Your copy of the material below should match it exactly, except that it holds no pictures.

* _Stored data_:
* * * *

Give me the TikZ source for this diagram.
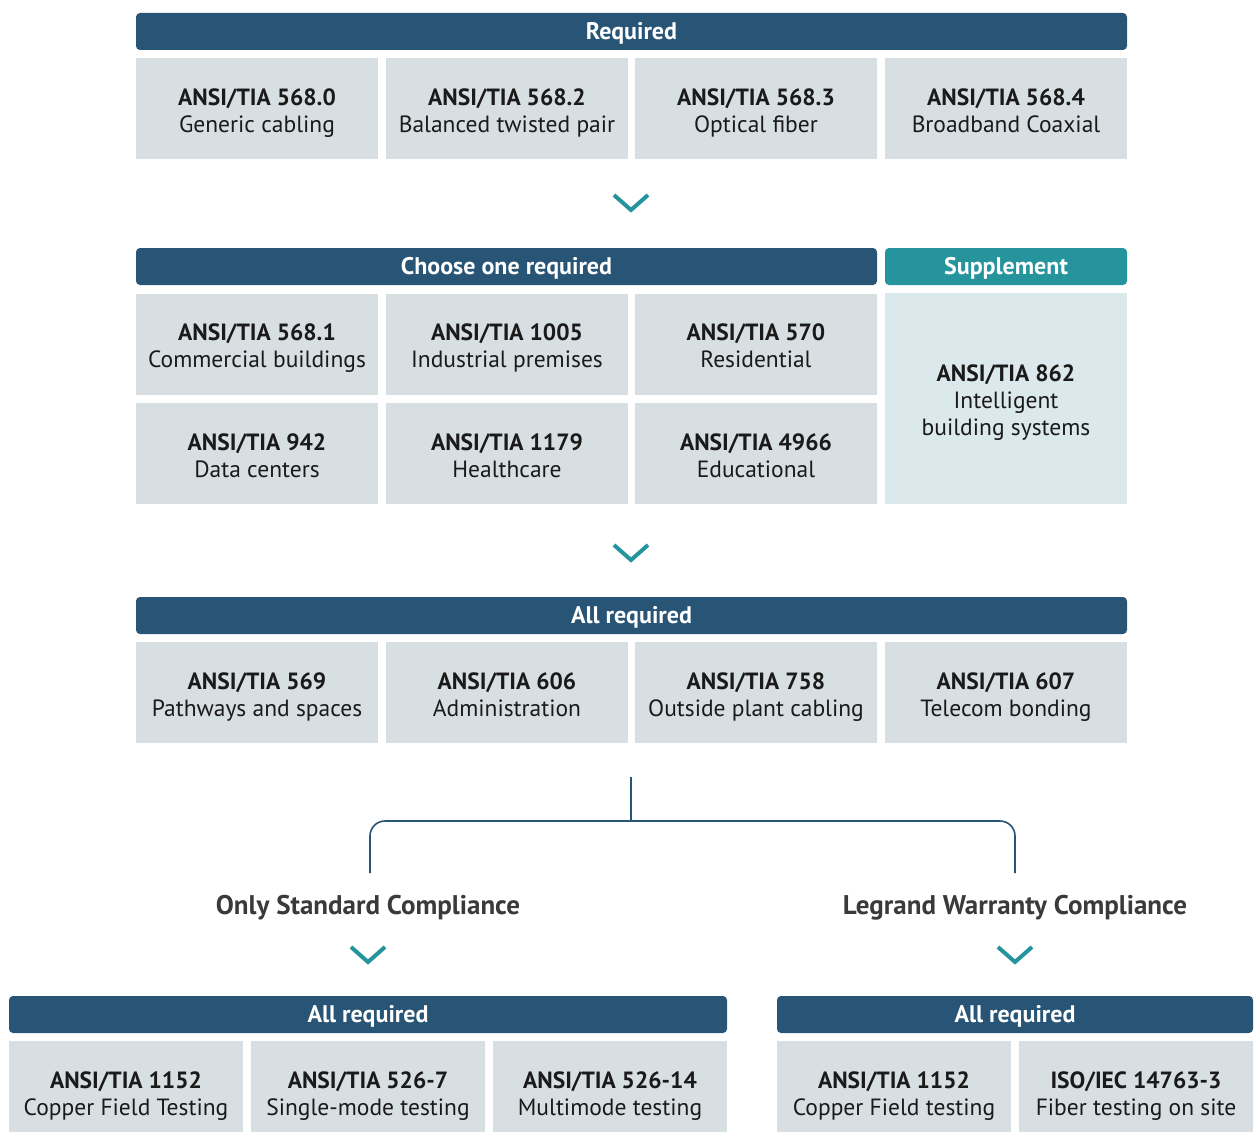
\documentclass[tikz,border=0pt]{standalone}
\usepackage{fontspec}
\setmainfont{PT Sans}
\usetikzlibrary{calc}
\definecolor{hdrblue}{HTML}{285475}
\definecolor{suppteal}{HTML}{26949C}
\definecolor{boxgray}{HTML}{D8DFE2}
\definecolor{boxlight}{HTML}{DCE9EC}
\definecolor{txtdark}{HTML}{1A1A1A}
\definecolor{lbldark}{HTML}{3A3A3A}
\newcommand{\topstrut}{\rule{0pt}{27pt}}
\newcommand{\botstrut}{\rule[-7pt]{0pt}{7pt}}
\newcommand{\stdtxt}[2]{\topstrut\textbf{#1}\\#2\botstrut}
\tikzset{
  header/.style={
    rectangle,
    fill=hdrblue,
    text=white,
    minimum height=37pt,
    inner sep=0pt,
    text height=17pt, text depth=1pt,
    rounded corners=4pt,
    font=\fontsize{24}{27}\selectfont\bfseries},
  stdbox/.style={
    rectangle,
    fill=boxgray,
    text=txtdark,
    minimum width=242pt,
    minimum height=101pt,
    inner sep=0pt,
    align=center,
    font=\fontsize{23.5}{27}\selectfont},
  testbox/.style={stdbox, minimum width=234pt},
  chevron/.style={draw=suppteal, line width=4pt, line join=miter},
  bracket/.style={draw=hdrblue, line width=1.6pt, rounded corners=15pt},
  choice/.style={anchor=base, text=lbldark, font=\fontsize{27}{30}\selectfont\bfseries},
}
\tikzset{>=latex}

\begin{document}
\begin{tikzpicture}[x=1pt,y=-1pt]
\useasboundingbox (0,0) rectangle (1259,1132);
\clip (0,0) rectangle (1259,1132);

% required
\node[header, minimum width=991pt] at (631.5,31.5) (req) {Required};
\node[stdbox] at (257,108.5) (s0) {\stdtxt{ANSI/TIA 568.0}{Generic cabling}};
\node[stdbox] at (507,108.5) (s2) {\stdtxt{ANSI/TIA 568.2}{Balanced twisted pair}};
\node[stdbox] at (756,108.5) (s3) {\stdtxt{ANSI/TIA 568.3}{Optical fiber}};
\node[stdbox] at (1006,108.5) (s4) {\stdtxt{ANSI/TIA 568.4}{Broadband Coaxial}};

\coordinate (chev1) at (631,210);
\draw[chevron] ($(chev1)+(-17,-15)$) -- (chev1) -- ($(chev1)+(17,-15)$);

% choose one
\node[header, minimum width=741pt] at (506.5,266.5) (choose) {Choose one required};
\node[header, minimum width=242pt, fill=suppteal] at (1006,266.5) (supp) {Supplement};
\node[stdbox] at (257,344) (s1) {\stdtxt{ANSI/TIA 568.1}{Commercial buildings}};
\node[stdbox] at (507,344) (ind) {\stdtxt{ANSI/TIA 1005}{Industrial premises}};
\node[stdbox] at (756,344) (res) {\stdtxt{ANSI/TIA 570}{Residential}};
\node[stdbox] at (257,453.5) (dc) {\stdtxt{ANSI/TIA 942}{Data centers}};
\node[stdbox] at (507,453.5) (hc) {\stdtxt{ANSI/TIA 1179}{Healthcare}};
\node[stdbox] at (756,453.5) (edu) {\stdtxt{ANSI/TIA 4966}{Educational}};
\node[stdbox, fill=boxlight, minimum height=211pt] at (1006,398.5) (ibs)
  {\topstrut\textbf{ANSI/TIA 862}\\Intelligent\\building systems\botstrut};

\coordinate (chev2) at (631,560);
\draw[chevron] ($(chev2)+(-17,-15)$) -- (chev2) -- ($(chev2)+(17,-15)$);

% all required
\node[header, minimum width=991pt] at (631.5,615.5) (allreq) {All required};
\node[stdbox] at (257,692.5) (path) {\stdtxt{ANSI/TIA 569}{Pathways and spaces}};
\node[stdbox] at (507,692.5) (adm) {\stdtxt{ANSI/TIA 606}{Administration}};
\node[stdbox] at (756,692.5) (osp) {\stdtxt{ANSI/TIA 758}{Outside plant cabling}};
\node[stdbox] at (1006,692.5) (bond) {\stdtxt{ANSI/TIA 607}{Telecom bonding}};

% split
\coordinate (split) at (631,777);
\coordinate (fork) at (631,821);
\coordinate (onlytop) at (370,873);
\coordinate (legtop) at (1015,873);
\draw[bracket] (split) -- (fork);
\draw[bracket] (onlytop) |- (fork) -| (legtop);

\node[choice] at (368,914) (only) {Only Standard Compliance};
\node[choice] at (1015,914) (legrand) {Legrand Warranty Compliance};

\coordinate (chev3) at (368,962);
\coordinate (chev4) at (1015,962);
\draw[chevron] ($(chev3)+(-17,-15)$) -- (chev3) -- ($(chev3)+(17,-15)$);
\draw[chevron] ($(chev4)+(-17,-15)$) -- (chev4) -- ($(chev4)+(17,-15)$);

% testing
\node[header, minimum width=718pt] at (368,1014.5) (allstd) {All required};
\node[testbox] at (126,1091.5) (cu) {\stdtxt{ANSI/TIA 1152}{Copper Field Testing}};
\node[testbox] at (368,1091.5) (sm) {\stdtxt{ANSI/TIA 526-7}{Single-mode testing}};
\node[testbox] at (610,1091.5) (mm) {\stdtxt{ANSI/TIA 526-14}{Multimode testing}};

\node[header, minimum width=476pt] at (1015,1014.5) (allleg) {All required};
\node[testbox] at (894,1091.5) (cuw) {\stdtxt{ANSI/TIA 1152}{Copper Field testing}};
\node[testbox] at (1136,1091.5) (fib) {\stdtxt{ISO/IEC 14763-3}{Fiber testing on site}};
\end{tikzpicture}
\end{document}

* * * *

* _Reply to the exercise_:
Give me the TikZ source for this diagram.
\documentclass[tikz,border=0pt]{standalone}
\usepackage{fontspec}
\setmainfont{PT Sans}
\usetikzlibrary{calc}
\definecolor{hdrblue}{HTML}{285475}
\definecolor{suppteal}{HTML}{26949C}
\definecolor{boxgray}{HTML}{D8DFE2}
\definecolor{boxlight}{HTML}{DCE9EC}
\definecolor{txtdark}{HTML}{1A1A1A}
\definecolor{lbldark}{HTML}{3A3A3A}
\newcommand{\topstrut}{\rule{0pt}{27pt}}
\newcommand{\botstrut}{\rule[-7pt]{0pt}{7pt}}
\newcommand{\stdtxt}[2]{\topstrut\textbf{#1}\\#2\botstrut}
\tikzset{
  header/.style={
    rectangle,
    fill=hdrblue,
    text=white,
    minimum height=37pt,
    inner sep=0pt,
    text height=17pt, text depth=1pt,
    rounded corners=4pt,
    font=\fontsize{24}{27}\selectfont\bfseries},
  stdbox/.style={
    rectangle,
    fill=boxgray,
    text=txtdark,
    minimum width=242pt,
    minimum height=101pt,
    inner sep=0pt,
    align=center,
    font=\fontsize{23.5}{27}\selectfont},
  testbox/.style={stdbox, minimum width=234pt},
  chevron/.style={draw=suppteal, line width=4pt, line join=miter},
  bracket/.style={draw=hdrblue, line width=1.6pt, rounded corners=15pt},
  choice/.style={anchor=base, text=lbldark, font=\fontsize{27}{30}\selectfont\bfseries},
}
\tikzset{>=latex}

\begin{document}
\begin{tikzpicture}[x=1pt,y=-1pt]
\useasboundingbox (0,0) rectangle (1259,1132);
\clip (0,0) rectangle (1259,1132);

% required
\node[header, minimum width=991pt] at (631.5,31.5) (req) {Required};
\node[stdbox] at (257,108.5) (s0) {\stdtxt{ANSI/TIA 568.0}{Generic cabling}};
\node[stdbox] at (507,108.5) (s2) {\stdtxt{ANSI/TIA 568.2}{Balanced twisted pair}};
\node[stdbox] at (756,108.5) (s3) {\stdtxt{ANSI/TIA 568.3}{Optical fiber}};
\node[stdbox] at (1006,108.5) (s4) {\stdtxt{ANSI/TIA 568.4}{Broadband Coaxial}};

\coordinate (chev1) at (631,210);
\draw[chevron] ($(chev1)+(-17,-15)$) -- (chev1) -- ($(chev1)+(17,-15)$);

% choose one
\node[header, minimum width=741pt] at (506.5,266.5) (choose) {Choose one required};
\node[header, minimum width=242pt, fill=suppteal] at (1006,266.5) (supp) {Supplement};
\node[stdbox] at (257,344) (s1) {\stdtxt{ANSI/TIA 568.1}{Commercial buildings}};
\node[stdbox] at (507,344) (ind) {\stdtxt{ANSI/TIA 1005}{Industrial premises}};
\node[stdbox] at (756,344) (res) {\stdtxt{ANSI/TIA 570}{Residential}};
\node[stdbox] at (257,453.5) (dc) {\stdtxt{ANSI/TIA 942}{Data centers}};
\node[stdbox] at (507,453.5) (hc) {\stdtxt{ANSI/TIA 1179}{Healthcare}};
\node[stdbox] at (756,453.5) (edu) {\stdtxt{ANSI/TIA 4966}{Educational}};
\node[stdbox, fill=boxlight, minimum height=211pt] at (1006,398.5) (ibs)
  {\topstrut\textbf{ANSI/TIA 862}\\Intelligent\\building systems\botstrut};

\coordinate (chev2) at (631,560);
\draw[chevron] ($(chev2)+(-17,-15)$) -- (chev2) -- ($(chev2)+(17,-15)$);

% all required
\node[header, minimum width=991pt] at (631.5,615.5) (allreq) {All required};
\node[stdbox] at (257,692.5) (path) {\stdtxt{ANSI/TIA 569}{Pathways and spaces}};
\node[stdbox] at (507,692.5) (adm) {\stdtxt{ANSI/TIA 606}{Administration}};
\node[stdbox] at (756,692.5) (osp) {\stdtxt{ANSI/TIA 758}{Outside plant cabling}};
\node[stdbox] at (1006,692.5) (bond) {\stdtxt{ANSI/TIA 607}{Telecom bonding}};

% split
\coordinate (split) at (631,777);
\coordinate (fork) at (631,821);
\coordinate (onlytop) at (370,873);
\coordinate (legtop) at (1015,873);
\draw[bracket] (split) -- (fork);
\draw[bracket] (onlytop) |- (fork) -| (legtop);

\node[choice] at (368,914) (only) {Only Standard Compliance};
\node[choice] at (1015,914) (legrand) {Legrand Warranty Compliance};

\coordinate (chev3) at (368,962);
\coordinate (chev4) at (1015,962);
\draw[chevron] ($(chev3)+(-17,-15)$) -- (chev3) -- ($(chev3)+(17,-15)$);
\draw[chevron] ($(chev4)+(-17,-15)$) -- (chev4) -- ($(chev4)+(17,-15)$);

% testing
\node[header, minimum width=718pt] at (368,1014.5) (allstd) {All required};
\node[testbox] at (126,1091.5) (cu) {\stdtxt{ANSI/TIA 1152}{Copper Field Testing}};
\node[testbox] at (368,1091.5) (sm) {\stdtxt{ANSI/TIA 526-7}{Single-mode testing}};
\node[testbox] at (610,1091.5) (mm) {\stdtxt{ANSI/TIA 526-14}{Multimode testing}};

\node[header, minimum width=476pt] at (1015,1014.5) (allleg) {All required};
\node[testbox] at (894,1091.5) (cuw) {\stdtxt{ANSI/TIA 1152}{Copper Field testing}};
\node[testbox] at (1136,1091.5) (fib) {\stdtxt{ISO/IEC 14763-3}{Fiber testing on site}};
\end{tikzpicture}
\end{document}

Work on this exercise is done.